The governance challenge is not whether bad behaviour should be investigated. It is whether workers understand what data is being analysed, what inferences are being drawn, who reviews the output, how false positives are corrected, and whether the system is proportionate to the problem it claims to solve.

Palantir makes the debate bigger

Palantir’s involvement adds another layer because the company has become a symbol of high-stakes state data infrastructure. The BBC notes that Palantir is now widely used across the UK public sector, including contracts linked to the NHS, Ministry of Defence, police forces, and financial regulators.

That footprint means each new deployment is judged not only on its local performance but also on broader questions about dependency, procurement transparency, and democratic oversight. A sub-£500,000 threshold may keep a contract below certain political scrutiny requirements, but it does not keep the deployment below public concern when the tool affects policing, privacy, and workplace rights.

For AI vendors, this is the uncomfortable lesson: technical success can increase reputational risk if governance lags behind adoption. The more powerful the tool appears, the more users and citizens will ask who controls it.

The enterprise lesson

The Met pilot points to a wider pattern that every AI buyer should recognise. The hardest deployments are not the ones that summarise documents or draft emails. They are the ones that rank people, flag behaviour, influence discipline, or allocate institutional attention.

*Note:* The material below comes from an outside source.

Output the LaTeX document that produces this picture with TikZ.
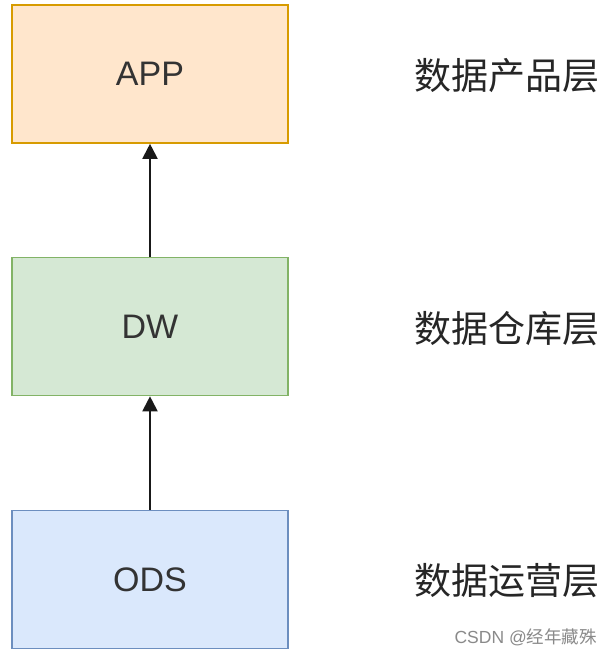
\documentclass[tikz,border=0pt]{standalone}
\usepackage{fontspec}
\setmainfont{Liberation Sans}
\newfontfamily\cjk{Noto Sans CJK SC}
\usetikzlibrary{arrows.meta}
\definecolor{appfill}{HTML}{FFE6CC}
\definecolor{appdraw}{HTML}{D79B00}
\definecolor{dwfill}{HTML}{D5E8D4}
\definecolor{dwdraw}{HTML}{82B366}
\definecolor{odsfill}{HTML}{DAE8FC}
\definecolor{odsdraw}{HTML}{6C8EBF}
\definecolor{wm}{HTML}{8A8A8A}
\tikzset{
  layer/.style={draw, line width=1.6pt, minimum width=276pt, minimum height=138pt, inner sep=0pt, font=\fontsize{34}{40}\selectfont, text=black!80},
  lbl/.style={font=\cjk\fontsize{37}{42}\selectfont, text=black!85, anchor=west, inner sep=0pt},
  conn/.style={-{Triangle[length=15pt,width=15pt]}, line width=2pt, black!90}
}
\begin{document}
\begin{tikzpicture}[x=1pt,y=1pt]
\useasboundingbox (0,0) rectangle (611,-657);
\fill[white] (0,0) rectangle (611,-657);
\node[layer, fill=appfill, draw=appdraw] (app) at (150,-74) {APP};
\node[layer, fill=dwfill, draw=dwdraw] (dw) at (150,-326.5) {DW};
\node[layer, fill=odsfill, draw=odsdraw] (ods) at (150,-579.5) {ODS};
\draw[conn] (ods.north) -- (dw.south);
\draw[conn] (dw.north) -- (app.south);
\node[lbl] (l1) at (414,-76) {数据产品层};
\node[lbl] (l2) at (414,-329) {数据仓库层};
\node[lbl] (l3) at (414,-581) {数据运营层};
\node[font=\fontsize{17.5}{20}\selectfont, text=wm, anchor=east, inner sep=0pt] (wmk) at (597,-637) {CSDN @{\cjk 经年藏殊}};
\end{tikzpicture}
\end{document}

Those systems need stronger controls than ordinary software procurement. At minimum, organisations should be able to explain:

  • what data sources are included and excluded;
  • whether location or device data is used outside working hours;
  • what the model or analytics layer is allowed to infer;
  • how human reviewers validate AI-generated leads;
  • how affected employees can challenge mistakes;
  • what metrics determine whether the system is working; and
  • when the deployment will be paused, narrowed, or shut down.

Without those answers, even a tool that finds genuine misconduct can damage organisational trust. With them, AI-assisted oversight may become defensible, auditable, and more focused on serious risk rather than blanket suspicion.

A preview of the next AI battleground

The Palantir-Met controversy shows where the next phase of AI adoption is heading. The debate is shifting from whether AI can produce useful outputs to whether institutions can use those outputs legitimately.

That distinction matters. A model can be accurate enough to surface a lead and still be governed poorly. A data pipeline can be lawful and still feel disproportionate. A compliance tool can expose real wrongdoing and still create a culture where employees assume every device is a surveillance sensor.

The organisations that win trust in this phase will not be the ones that deploy AI most aggressively. They will be the ones that make its boundaries visible before the backlash arrives.